Most diversification strategies involve keeping investment positions in line with market-capitalization benchmarks. Because dollar-zone markets have such large market capitalizations, global investment managers have to hold large amounts of dollar assets.

We can get some idea of the size of euro to dollar area investment flows by looking at relative market size and fund manager positions. In 1997, the market capitalization of the U.S. equity market constituted about 45 percent of the world equity market. In the simplest terms, full diversification would require investment managers to have a little less than half their equity holdings in dollar assets.

In 1997, German fund managers held DM297.5 billion of equity assets, of which 68.9 percent were domestic shares and 31.1 percent foreign. To achieve full diversification the non-German share would have to increase by DM41 billion and all of it would have to be in dollars!

The point of this bit of arithmetic is not to specify the amount of adjustment German fund managers needed to accomplish. The numbers are too crude, and there are many additional factors that should be considered.

The point is that, viewed on a euro area-wide basis, the necessary diversification of stocks was undeniably huge and probably one of the largest in financial history. In a recent discussion of the issue, the International Monetary Fund notes that the adjustment may not yet be over.

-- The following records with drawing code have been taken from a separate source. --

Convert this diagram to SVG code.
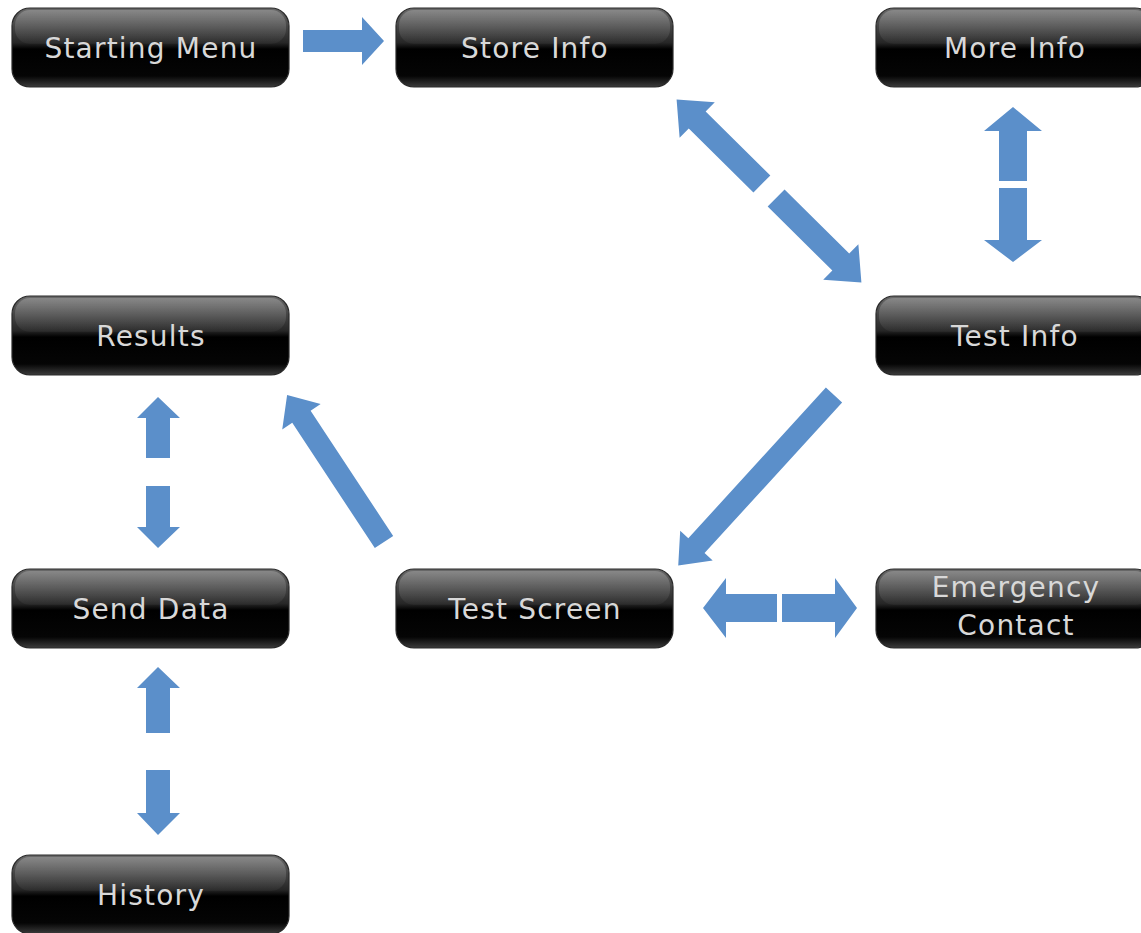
<svg xmlns="http://www.w3.org/2000/svg" width="1141" height="933" viewBox="0 0 1141 933">
  <defs>
    <linearGradient id="btnFill" x1="0" y1="0" x2="0" y2="1">
      <stop offset="0" stop-color="#6a6a6a"/>
      <stop offset="0.2" stop-color="#4a4a4a"/>
      <stop offset="0.44" stop-color="#262626"/>
      <stop offset="0.52" stop-color="#000"/>
      <stop offset="0.86" stop-color="#050505"/>
      <stop offset="1" stop-color="#3c3c3c"/>
    </linearGradient>
    <linearGradient id="btnGloss" x1="0" y1="0" x2="0" y2="1">
      <stop offset="0" stop-color="#fff" stop-opacity="0.22"/>
      <stop offset="1" stop-color="#fff" stop-opacity="0.03"/>
    </linearGradient>
    <style>
      .btn { fill: url(#btnFill); stroke: #2a2a2a; stroke-width: 1.2; }
      .gloss { fill: url(#btnGloss); }
      .label { font-family: "DejaVu Sans", "Liberation Sans", sans-serif; font-size: 28px; letter-spacing: 1.2px; fill: #d8d8d8; text-anchor: middle; }
      .arrow { fill: #5b8fca; }
    </style>
  </defs>
  <rect width="1141" height="933" fill="#fff"/>

  <!-- screens -->
  <g id="starting-menu">
    <rect class="btn" x="12" y="8" width="277" height="79" rx="18"/>
    <rect class="gloss" x="15" y="10" width="271" height="34" rx="15"/>
    <text class="label" x="151" y="58">Starting Menu</text>
  </g>
  <g id="store-info">
    <rect class="btn" x="396" y="8" width="277" height="79" rx="18"/>
    <rect class="gloss" x="399" y="10" width="271" height="34" rx="15"/>
    <text class="label" x="535" y="58">Store Info</text>
  </g>
  <g id="more-info">
    <rect class="btn" x="876" y="8" width="277" height="79" rx="18"/>
    <rect class="gloss" x="879" y="10" width="271" height="34" rx="15"/>
    <text class="label" x="1015" y="58">More Info</text>
  </g>
  <g id="results">
    <rect class="btn" x="12" y="296" width="277" height="79" rx="18"/>
    <rect class="gloss" x="15" y="298" width="271" height="34" rx="15"/>
    <text class="label" x="151" y="346">Results</text>
  </g>
  <g id="test-info">
    <rect class="btn" x="876" y="296" width="277" height="79" rx="18"/>
    <rect class="gloss" x="879" y="298" width="271" height="34" rx="15"/>
    <text class="label" x="1015" y="346">Test Info</text>
  </g>
  <g id="send-data">
    <rect class="btn" x="12" y="569" width="277" height="79" rx="18"/>
    <rect class="gloss" x="15" y="571" width="271" height="34" rx="15"/>
    <text class="label" x="151" y="619">Send Data</text>
  </g>
  <g id="test-screen">
    <rect class="btn" x="396" y="569" width="277" height="79" rx="18"/>
    <rect class="gloss" x="399" y="571" width="271" height="34" rx="15"/>
    <text class="label" x="535" y="619">Test Screen</text>
  </g>
  <g id="emergency-contact">
    <rect class="btn" x="876" y="569" width="277" height="79" rx="18"/>
    <rect class="gloss" x="879" y="571" width="271" height="34" rx="15"/>
    <text class="label" x="1016" y="597">Emergency</text>
    <text class="label" x="1016" y="635">Contact</text>
  </g>
  <g id="history">
    <rect class="btn" x="12" y="855" width="277" height="79" rx="18"/>
    <rect class="gloss" x="15" y="857" width="271" height="34" rx="15"/>
    <text class="label" x="151" y="905">History</text>
  </g>

  <!-- block arrows between screens -->
  <g id="connectors">
    <!-- Starting Menu -> Store Info -->
    <polygon class="arrow" points="303,30 362,30 362,17 384,41 362,65 362,52 303,52"/>
    <!-- Store Info <-> Test Info -->
    <g transform="translate(769,191) rotate(44.7)">
      <polygon class="arrow" points="-130,0 -101,-25 -101,-12 -10,-12 -10,12 -101,12 -101,25"/>
      <polygon class="arrow" points="130,0 101,-25 101,-12 10,-12 10,12 101,12 101,25"/>
    </g>
    <!-- More Info <-> Test Info -->
    <polygon class="arrow" points="1013,107 1042,131 1027,131 1027,181 999,181 999,131 984,131"/>
    <polygon class="arrow" points="999,188 1027,188 1027,240 1042,240 1013,262 984,240 999,240"/>
    <!-- Test Info -> Test Screen -->
    <polygon class="arrow" transform="translate(834,395) rotate(132.4)" points="0,-11 204,-11 204,-22 231,0 204,22 204,11 0,11"/>
    <!-- Test Screen -> Results -->
    <polygon class="arrow" transform="translate(384,542) rotate(-123.4)" points="0,-11 150,-11 150,-23 176,0 150,23 150,11 0,11"/>
    <!-- Results <-> Send Data -->
    <polygon class="arrow" points="158,397 180,418 170,418 170,458 146,458 146,418 137,418"/>
    <polygon class="arrow" points="146,486 170,486 170,527 180,527 158,548 137,527 146,527"/>
    <!-- Send Data <-> History -->
    <polygon class="arrow" points="158,667 180,688 170,688 170,733 146,733 146,688 137,688"/>
    <polygon class="arrow" points="146,770 170,770 170,813 180,813 158,835 137,813 146,813"/>
    <!-- Test Screen <-> Emergency Contact -->
    <polygon class="arrow" points="703,608 726,578 726,594 777,594 777,622 726,622 726,638"/>
    <polygon class="arrow" points="857,608 835,578 835,594 782,594 782,622 835,622 835,638"/>
  </g>
</svg>
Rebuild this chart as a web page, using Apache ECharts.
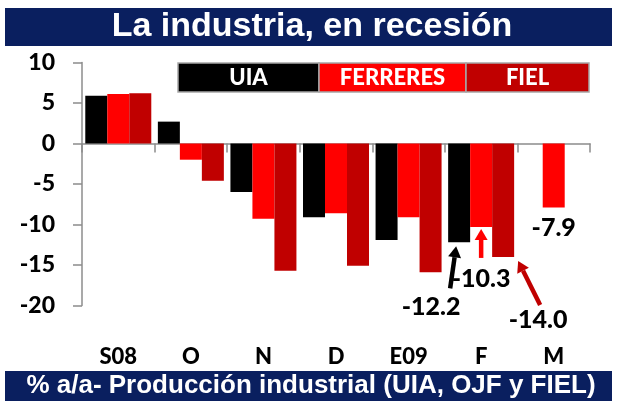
<!DOCTYPE html>
<html>
<head>
<meta charset="utf-8">
<script src="https://cdn.jsdelivr.net/npm/echarts@6/dist/echarts.min.js"></script>
<style>
  html, body { margin: 0; padding: 0; background: #fff; }
  #chart { width: 618px; height: 401px; }
</style>
</head>
<body>
<div id="chart"></div>
<script>
  // data
  var categories = ['S08', 'O', 'N', 'D', 'E09', 'F', 'M']
  var uia = [5.9, 2.7, -6.0, -9.1, -11.9, -12.2, null]
  var ferreres = [6.1, -2.0, -9.3, -8.6, -9.1, -10.3, -7.9]
  var fiel = [6.2, -4.6, -15.7, -15.1, -15.9, -14.0, null]
  var yTicks = [-20, -15, -10, -5, 0, 5, 10]
  var seriesNames = ['UIA', 'FERRERES', 'FIEL']
  var colors = ['#000000', '#ff0000', '#c00000']

  var font = 'Lato, "Open Sans", sans-serif'
  var barWidth = 22

  // which points carry a value label, with their label placement
  var labelled = {
    0: { 5: { offset: [-28, 46] } },
    1: { 5: { offset: [0, 34] }, 6: { offset: [0, 2] } },
    2: { 5: { offset: [35, 45] } }
  }

  function buildData (values, idx) {
    return values.map(function (v, i) {
      if (v === null) return '-'
      var lab = labelled[idx] && labelled[idx][i]
      if (!lab) return v
      return {
        value: v,
        label: {
          show: true,
          position: 'bottom',
          distance: 6,
          offset: lab.offset,
          formatter: function (p) { return p.value.toFixed(1) },
          color: '#000',
          fontFamily: font,
          fontWeight: 900,
          fontSize: 25
        }
      }
    })
  }

  var allValues = [uia, ferreres, fiel]
  var series = allValues.map(function (vals, idx) {
    return {
      name: seriesNames[idx],
      type: 'bar',
      barWidth: barWidth,
      barGap: '0%',
      itemStyle: { color: colors[idx] },
      data: buildData(vals, idx)
    }
  })

  function legendBox (x, w, text, color) {
    return {
      type: 'rect',
      shape: { x: x, y: 63, width: w, height: 29 },
      style: { fill: color, stroke: '#a6a6a6', lineWidth: 1.5 },
      textContent: {
        style: { text: text, fill: '#fff', font: '900 22px ' + font }
      },
      textConfig: { position: 'inside' }
    }
  }

  var graphics = [
    {
      type: 'rect',
      shape: { x: 5, y: 8, width: 607, height: 38 },
      style: { fill: '#0a1f5f' }
    },
    {
      type: 'text',
      x: 312, y: 27,
      style: {
        text: 'La industria, en recesión',
        fill: '#fff',
        font: 'bold 34px "Liberation Sans", Arial, sans-serif',
        textAlign: 'center',
        textVerticalAlign: 'middle'
      }
    },
    {
      type: 'rect',
      shape: { x: 5, y: 371, width: 607, height: 30 },
      style: { fill: '#0a1f5f' }
    },
    {
      type: 'text',
      x: 311, y: 386,
      style: {
        text: '% a/a- Producción industrial (UIA, OJF y FIEL)',
        fill: '#fff',
        font: 'bold 26px "Liberation Sans", Arial, sans-serif',
        textAlign: 'center',
        textVerticalAlign: 'middle'
      }
    },
    legendBox(178, 141, 'UIA', colors[0]),
    legendBox(319, 147, 'FERRERES', colors[1]),
    legendBox(466, 123, 'FIEL', colors[2])
  ]

  var option = {
    animation: false,
    backgroundColor: '#fff',
    grid: { left: 82, right: 28, top: 62.5, bottom: 95.5 },
    xAxis: [
      {
        type: 'category',
        data: categories,
        axisLine: { onZero: true, lineStyle: { color: '#8c8c8c', width: 1.5 } },
        axisTick: { show: true, length: 9, lineStyle: { color: '#8c8c8c', width: 1.5 } },
        axisLabel: { show: false }
      },
      {
        type: 'category',
        data: categories,
        position: 'bottom',
        axisLine: { show: false, onZero: false },
        axisTick: { show: false },
        axisLabel: {
          margin: 40,
          color: '#000',
          fontFamily: font,
          fontWeight: 900,
          fontSize: 22
        }
      }
    ],
    yAxis: {
      type: 'value',
      min: yTicks[0],
      max: yTicks[yTicks.length - 1],
      interval: 5,
      axisLine: { show: true, lineStyle: { color: '#8c8c8c', width: 1.5 } },
      axisTick: { show: true, length: 9, lineStyle: { color: '#8c8c8c', width: 1.5 } },
      splitLine: { show: false },
      axisLabel: {
        margin: 27,
        color: '#000',
        fontFamily: font,
        fontWeight: 900,
        fontSize: 23
      }
    },
    series: series,
    graphic: graphics
  }

  var chart = echarts.init(document.getElementById('chart'))
  chart.setOption(option)

  // arrows pointing at the last readings, anchored on the bars' ends
  function arrow (idx, cat, dx1, dy1, dx2, dy2, color) {
    var p = chart.convertToPixel({ xAxisIndex: 0, yAxisIndex: 0 }, [cat, allValues[idx][cat]])
    var cx = p[0] + (idx - 1) * barWidth
    var x1 = cx + dx1, y1 = p[1] + dy1
    var x2 = cx + dx2, y2 = p[1] + dy2
    var ang = Math.atan2(y2 - y1, x2 - x1)
    var len = 11, half = 6.5
    var bx = x2 - len * Math.cos(ang), by = y2 - len * Math.sin(ang)
    var nx = -Math.sin(ang) * half, ny = Math.cos(ang) * half
    return [
      {
        type: 'line',
        shape: { x1: x1, y1: y1, x2: bx, y2: by },
        style: { stroke: color, lineWidth: 4.5 }
      },
      {
        type: 'polygon',
        shape: { points: [[x2, y2], [bx + nx, by + ny], [bx - nx, by - ny]] },
        style: { fill: color }
      }
    ]
  }

  var arrows = [].concat(
    arrow(0, 5, -9, 46, -3, 4, colors[0]),
    arrow(1, 5, 0, 31, 0, 2, colors[1]),
    arrow(2, 5, 37, 48, 15, 4, colors[2])
  )
  chart.setOption({ graphic: graphics.concat(arrows) })
</script>
</body>
</html>
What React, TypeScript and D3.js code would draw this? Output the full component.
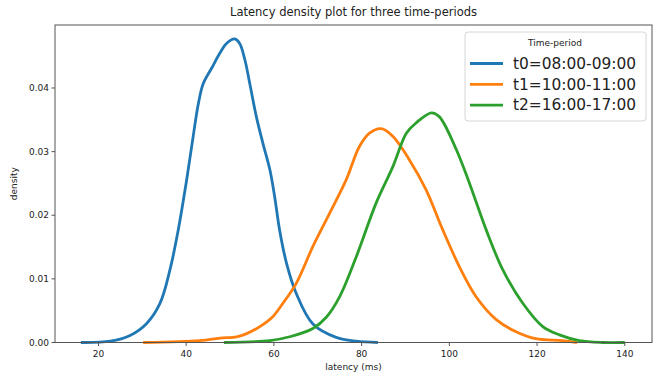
import React from 'react';
import * as d3 from 'd3';

document.body.style.margin = '0';

const title = 'Latency density plot for three time-periods';
const legendTitle = 'Time-period';
const seriesNames = ['t0=08:00-09:00', 't1=10:00-11:00', 't2=16:00-17:00'];
const seriesColors = ['#1f77b4', '#ff7f0e', '#2ca02c'];

const t0Latency = [16.0, 22.7, 27.2, 31.0, 34.0, 36.3, 38.2, 40.1, 41.6, 42.8, 43.9, 45.8, 47.7, 49.2, 51.1, 52.2, 53.4, 54.5, 56.0, 57.5, 59.1, 60.2, 61.3, 62.9, 65.1, 68.9, 74.2, 78.8, 83.7];
const t0Density = [0.0, 0.0002, 0.0011, 0.003, 0.0061, 0.0114, 0.0177, 0.0255, 0.0324, 0.0376, 0.0407, 0.0431, 0.0455, 0.047, 0.0477, 0.047, 0.0444, 0.0407, 0.0355, 0.0313, 0.0271, 0.0228, 0.0177, 0.0124, 0.0077, 0.0029, 0.0008, 0.0002, 0.0];

const t1Latency = [30.2, 43.1, 47.7, 51.5, 53.8, 56.8, 59.8, 62.1, 65.1, 68.9, 72.7, 76.5, 79.5, 81.8, 84.5, 87.1, 90.9, 94.7, 98.5, 102.3, 106.1, 110.7, 115.2, 119.7, 125.8, 129.1];
const t1Density = [0.0, 0.0003, 0.0007, 0.0009, 0.0014, 0.0025, 0.0041, 0.0062, 0.0093, 0.0151, 0.0203, 0.0256, 0.0308, 0.0329, 0.0336, 0.0324, 0.0287, 0.024, 0.0177, 0.0119, 0.0072, 0.0036, 0.0017, 0.0006, 0.0003, 0.0];

const t2Latency = [48.6, 59.1, 63.6, 68.9, 72.0, 75.0, 78.8, 83.3, 87.1, 90.2, 92.4, 95.9, 97.7, 101.6, 104.6, 108.4, 112.2, 116.7, 121.3, 125.1, 129.6, 134.9, 140.0];
const t2Density = [0.0, 0.0003, 0.0009, 0.0022, 0.004, 0.0072, 0.0135, 0.0219, 0.0276, 0.0329, 0.0345, 0.0361, 0.0355, 0.0303, 0.025, 0.0177, 0.0114, 0.0062, 0.0025, 0.0012, 0.0003, 0.0, 0.0];

const xTicks = [20, 40, 60, 80, 100, 120, 140];
const yTicks = [0, 0.01, 0.02, 0.03, 0.04];

const font = 'DejaVu Sans, sans-serif';

const App: React.FC = () => {
  const width = 662;
  const height = 373;
  const margin = { top: 25, right: 10, bottom: 30.5, left: 55 };
  const innerWidth = width - margin.left - margin.right;
  const innerHeight = height - margin.top - margin.bottom;

  const x = d3.scaleLinear().domain([10.1, 146.2]).range([0, innerWidth]);
  const y = d3.scaleLinear().domain([0, 0.0499]).range([innerHeight, 0]);

  const series = [
    { xs: t0Latency, ys: t0Density },
    { xs: t1Latency, ys: t1Density },
    { xs: t2Latency, ys: t2Density },
  ];

  const line = d3.line<[number, number]>()
    .x(d => x(d[0]))
    .y(d => Math.min(y(d[1]), innerHeight))
    .curve(d3.curveCatmullRom.alpha(0.5));

  const spine = '#555';
  const legendX = 465 - margin.left;
  const legendY = 32 - margin.top;

  return (
    <svg width={width} height={height} style={{ display: 'block', background: '#fff' }}>
      <text x={margin.left + innerWidth / 2} y={16} textAnchor="middle" fontFamily={font} fontSize={11.5} fill="#222">
        {title}
      </text>
      <g transform={`translate(${margin.left}, ${margin.top})`}>
        {/* curves */}
        {series.map((s, i) => (
          <path
            key={i}
            d={line(s.xs.map((v, j) => [v, s.ys[j]] as [number, number])) || ''}
            fill="none"
            stroke={seriesColors[i]}
            strokeWidth={2.8}
            strokeLinejoin="round"
            strokeLinecap="butt"
          />
        ))}

        {/* frame */}
        <rect x={0} y={0} width={innerWidth} height={innerHeight} fill="none" stroke={spine} strokeWidth={1} />

        {/* x axis */}
        {xTicks.map(t => (
          <g key={t} transform={`translate(${x(t)}, ${innerHeight})`}>
            <line y2={3.5} stroke={spine} />
            <text y={14} textAnchor="middle" fontFamily={font} fontSize={9} fill="#222">{t}</text>
          </g>
        ))}
        <text x={innerWidth / 2} y={innerHeight + 27} textAnchor="middle" fontFamily={font} fontSize={9} fill="#222">
          latency (ms)
        </text>

        {/* y axis */}
        {yTicks.map(t => (
          <g key={t} transform={`translate(0, ${y(t)})`}>
            <line x2={-3.5} stroke={spine} />
            <text x={-6} dy="0.35em" textAnchor="end" fontFamily={font} fontSize={9} fill="#222">{d3.format('.2f')(t)}</text>
          </g>
        ))}
        <text transform={`translate(${17 - margin.left}, ${innerHeight / 2}) rotate(-90)`} textAnchor="middle" fontFamily={font} fontSize={9} fill="#222">
          density
        </text>

        {/* legend */}
        <g transform={`translate(${legendX}, ${legendY})`}>
          <rect width={181} height={89} rx={3} fill="#fff" fillOpacity={0.8} stroke="#d6d6d6" />
          <text x={90} y={14} textAnchor="middle" fontFamily={font} fontSize={9} fill="#222">{legendTitle}</text>
          {seriesNames.map((name, i) => (
            <g key={name} transform={`translate(0, ${31.5 + i * 20.8})`}>
              <line x1={5} x2={38} stroke={seriesColors[i]} strokeWidth={2.8} />
              <text x={48} dy="0.35em" fontFamily={font} fontSize={15.4} fill="#222">{name}</text>
            </g>
          ))}
        </g>
      </g>
    </svg>
  );
};

export default App;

There can be little doubt that the quickening pace of euro zone purchases buoyed the U.S. stock market in the last few years in unexpected and probably undesirable ways. The contribution to the U.S. stock market bubble of euro zone diversification reflects deficiencies in current diversification strategies, and, to an important degree, the lack of intermediate-term information on the positions of investment funds. The combination makes it difficult for central banks to detect the evolving capital flow patterns and then to respond to them.

Where does this leave us? Can we say anything concrete about the effects of demographics, economic restructuring, or investment diversification on currency trends? Probably, yes and no. Yes, there are clearly effects - this is undeniable, particularly with regard to restructuring and diversification.

But we also have to answer, no - there may be effects but they are so little understood, or even studied, that their existence provides little guidance about where the euro and the dollar are going in the coming months.

Our perspective may be too short-term though. Maybe we should ask these questions in terms of years rather than months. In this context, there can be no doubt that formation of the euro zone is an unprecedented economic event. It is an event that speeds European modernization and restructuring which in turn must have an impact on capital markets. The resulting diversification is having the effect one would have expected. Considering just restructuring and diversification, there should have been no surprises. They initially lowered the euro relative to the dollar.

The question remaining is demographics. Here we need to ask about history, and curiously we should address our question to baby boom Europeans, the ones who comprise the current economy-shaping population wave. Where do they rank the euro effort in their economic experience? If they rank it at the top or nearly so, we have our answer - the euro is going to strengthen. "When" is not measurable in months, but it is in years.